Exercise goal - Leave the pictures out. Return all other data exactly.
--- Start ---
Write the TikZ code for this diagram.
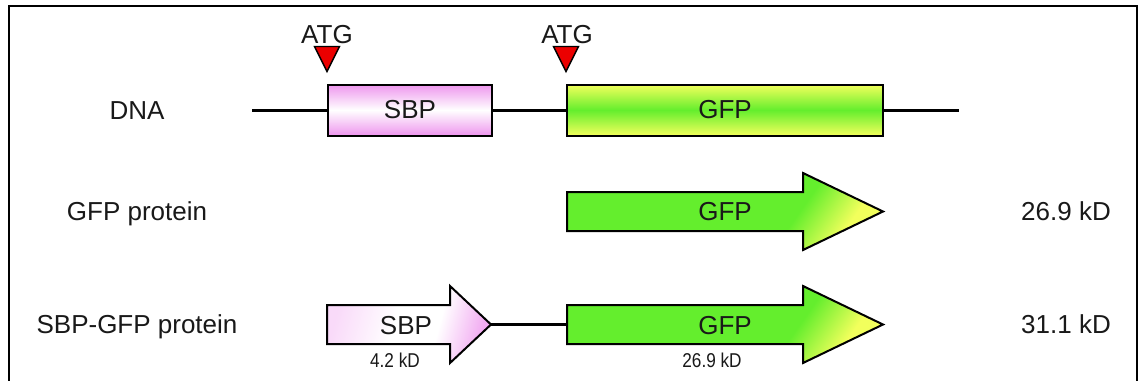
\documentclass[tikz,border=0pt]{standalone}
\usepackage{fontspec}
\setmainfont{Liberation Sans}
\newfontfamily\narrowsans[FakeStretch=0.86]{Liberation Sans}
\definecolor{gfpgreen}{RGB}{100,238,45}
\definecolor{gfpyellow}{RGB}{242,255,92}
\definecolor{sbppink}{RGB}{238,150,238}
\definecolor{atgred}{RGB}{235,0,0}
\definecolor{ink}{RGB}{25,25,25}
% fills of the two protein arrows (TikZ maps 25bp..75bp onto the path)
\pgfdeclarehorizontalshading{gfpflow}{100bp}{color(0bp)=(gfpgreen); color(25bp)=(gfpgreen); color(64bp)=(gfpgreen); color(75bp)=(gfpyellow); color(100bp)=(gfpyellow)}
\pgfdeclarehorizontalshading{sbpflow}{100bp}{color(0bp)=(sbppink!35); color(25bp)=(sbppink!35); color(45bp)=(white); color(60bp)=(white); color(75bp)=(sbppink!80); color(100bp)=(sbppink!80)}
\begin{document}
\begin{tikzpicture}[x=0.5pt,y=-0.5pt,
  txt/.style={font=\fontsize{13}{15}\selectfont, text=ink, anchor=base, inner sep=0pt},
  kd/.style={font=\narrowsans\fontsize{10}{12}\selectfont, text=ink, anchor=base, inner sep=0pt},
  frame/.style={line width=1pt},
  dnaline/.style={line width=1.5pt},
  genebox/.style={draw, line width=1pt, minimum height=25.5pt, inner sep=0pt,
    font=\fontsize{13}{15}\selectfont, text=ink},
  sbpbox/.style={genebox, top color=sbppink, bottom color=sbppink, middle color=white, minimum width=82pt},
  gfpbox/.style={genebox, top color=gfpyellow, bottom color=gfpyellow, middle color=gfpgreen, minimum width=158pt},
  gfparrow/.style={draw, line width=1pt, line join=miter, shade, shading=gfpflow, shading angle=-35},
  sbparrow/.style={draw, line width=1pt, line join=miter, shade, shading=sbpflow, shading angle=-15},
  atg/.style={draw, line width=0.7pt, fill=atgred, line join=miter}]
\useasboundingbox (0,0) rectangle (1139,380);
\clip (0,0) rectangle (1139,380);
\fill[white] (0,0) rectangle (1139,380);

% outer frame, open at the bottom
\draw[frame] (9,381) -- (9,6) -- (1137,6) -- (1137,381);

% ---- DNA construct ----
\node[txt] (dnalbl) at (137,119) {DNA};
\coordinate (dnaL) at (252,110);
\coordinate (dnaR) at (959,110);
\node[sbpbox] (sbpgene) at (410,110) {SBP};
\node[gfpbox] (gfpgene) at (725,110) {GFP};
\draw[dnaline] (dnaL) -- (sbpgene.west);
\draw[dnaline] (sbpgene.east) -- (gfpgene.west);
\draw[dnaline] (gfpgene.east) -- (dnaR);

% start codons
\path (sbpgene.north west) ++(0,-12) coordinate (atgtip1);
\path (gfpgene.north west) ++(0,-12) coordinate (atgtip2);
\draw[atg] (atgtip1) -- ++(-12.5,-25) -- ++(25,0) -- cycle;
\draw[atg] (atgtip2) -- ++(-12.5,-25) -- ++(25,0) -- cycle;
\node[txt] (atglbl1) at (327,43) {ATG};
\node[txt] (atglbl2) at (567,43) {ATG};

% ---- GFP protein ----
\node[txt] (gfplbl) at (137,220) {GFP protein};
\draw[gfparrow] (567,192) -- (803,192) -- (803,173) -- (883,211.5)
  -- (803,250) -- (803,231) -- (567,231) -- cycle;
\node[txt] (gfpprot) at (725,220) {GFP};
\node[txt] (gfpmass) at (1066,220) {26.9 kD};

% ---- SBP-GFP fusion protein ----
\node[txt] (fuslbl) at (137,333) {SBP-GFP protein};
\draw[sbparrow] (327,305) -- (450,305) -- (450,286) -- (491,324.5)
  -- (450,363) -- (450,344) -- (327,344) -- cycle;
\draw[gfparrow] (567,305) -- (803,305) -- (803,286) -- (883,324.5)
  -- (803,363) -- (803,344) -- (567,344) -- cycle;
\coordinate (sbptip) at (491,324.5);
\coordinate (gfptail) at (567,324.5);
\draw[dnaline] (sbptip) -- (gfptail);
\node[txt] (fussbp) at (406,334) {SBP};
\node[txt] (fusgfp) at (725,334) {GFP};
\node[kd] (sbpmass) at (395,367) {4.2 kD};
\node[kd] (gfpmass2) at (712,367) {26.9 kD};
\node[txt] (fusmass) at (1066,333) {31.1 kD};
\end{tikzpicture}
\end{document}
--- End ---
Complete response -
Write the TikZ code for this diagram.
\documentclass[tikz,border=0pt]{standalone}
\usepackage{fontspec}
\setmainfont{Liberation Sans}
\newfontfamily\narrowsans[FakeStretch=0.86]{Liberation Sans}
\definecolor{gfpgreen}{RGB}{100,238,45}
\definecolor{gfpyellow}{RGB}{242,255,92}
\definecolor{sbppink}{RGB}{238,150,238}
\definecolor{atgred}{RGB}{235,0,0}
\definecolor{ink}{RGB}{25,25,25}
% fills of the two protein arrows (TikZ maps 25bp..75bp onto the path)
\pgfdeclarehorizontalshading{gfpflow}{100bp}{color(0bp)=(gfpgreen); color(25bp)=(gfpgreen); color(64bp)=(gfpgreen); color(75bp)=(gfpyellow); color(100bp)=(gfpyellow)}
\pgfdeclarehorizontalshading{sbpflow}{100bp}{color(0bp)=(sbppink!35); color(25bp)=(sbppink!35); color(45bp)=(white); color(60bp)=(white); color(75bp)=(sbppink!80); color(100bp)=(sbppink!80)}
\begin{document}
\begin{tikzpicture}[x=0.5pt,y=-0.5pt,
  txt/.style={font=\fontsize{13}{15}\selectfont, text=ink, anchor=base, inner sep=0pt},
  kd/.style={font=\narrowsans\fontsize{10}{12}\selectfont, text=ink, anchor=base, inner sep=0pt},
  frame/.style={line width=1pt},
  dnaline/.style={line width=1.5pt},
  genebox/.style={draw, line width=1pt, minimum height=25.5pt, inner sep=0pt,
    font=\fontsize{13}{15}\selectfont, text=ink},
  sbpbox/.style={genebox, top color=sbppink, bottom color=sbppink, middle color=white, minimum width=82pt},
  gfpbox/.style={genebox, top color=gfpyellow, bottom color=gfpyellow, middle color=gfpgreen, minimum width=158pt},
  gfparrow/.style={draw, line width=1pt, line join=miter, shade, shading=gfpflow, shading angle=-35},
  sbparrow/.style={draw, line width=1pt, line join=miter, shade, shading=sbpflow, shading angle=-15},
  atg/.style={draw, line width=0.7pt, fill=atgred, line join=miter}]
\useasboundingbox (0,0) rectangle (1139,380);
\clip (0,0) rectangle (1139,380);
\fill[white] (0,0) rectangle (1139,380);

% outer frame, open at the bottom
\draw[frame] (9,381) -- (9,6) -- (1137,6) -- (1137,381);

% ---- DNA construct ----
\node[txt] (dnalbl) at (137,119) {DNA};
\coordinate (dnaL) at (252,110);
\coordinate (dnaR) at (959,110);
\node[sbpbox] (sbpgene) at (410,110) {SBP};
\node[gfpbox] (gfpgene) at (725,110) {GFP};
\draw[dnaline] (dnaL) -- (sbpgene.west);
\draw[dnaline] (sbpgene.east) -- (gfpgene.west);
\draw[dnaline] (gfpgene.east) -- (dnaR);

% start codons
\path (sbpgene.north west) ++(0,-12) coordinate (atgtip1);
\path (gfpgene.north west) ++(0,-12) coordinate (atgtip2);
\draw[atg] (atgtip1) -- ++(-12.5,-25) -- ++(25,0) -- cycle;
\draw[atg] (atgtip2) -- ++(-12.5,-25) -- ++(25,0) -- cycle;
\node[txt] (atglbl1) at (327,43) {ATG};
\node[txt] (atglbl2) at (567,43) {ATG};

% ---- GFP protein ----
\node[txt] (gfplbl) at (137,220) {GFP protein};
\draw[gfparrow] (567,192) -- (803,192) -- (803,173) -- (883,211.5)
  -- (803,250) -- (803,231) -- (567,231) -- cycle;
\node[txt] (gfpprot) at (725,220) {GFP};
\node[txt] (gfpmass) at (1066,220) {26.9 kD};

% ---- SBP-GFP fusion protein ----
\node[txt] (fuslbl) at (137,333) {SBP-GFP protein};
\draw[sbparrow] (327,305) -- (450,305) -- (450,286) -- (491,324.5)
  -- (450,363) -- (450,344) -- (327,344) -- cycle;
\draw[gfparrow] (567,305) -- (803,305) -- (803,286) -- (883,324.5)
  -- (803,363) -- (803,344) -- (567,344) -- cycle;
\coordinate (sbptip) at (491,324.5);
\coordinate (gfptail) at (567,324.5);
\draw[dnaline] (sbptip) -- (gfptail);
\node[txt] (fussbp) at (406,334) {SBP};
\node[txt] (fusgfp) at (725,334) {GFP};
\node[kd] (sbpmass) at (395,367) {4.2 kD};
\node[kd] (gfpmass2) at (712,367) {26.9 kD};
\node[txt] (fusmass) at (1066,333) {31.1 kD};
\end{tikzpicture}
\end{document}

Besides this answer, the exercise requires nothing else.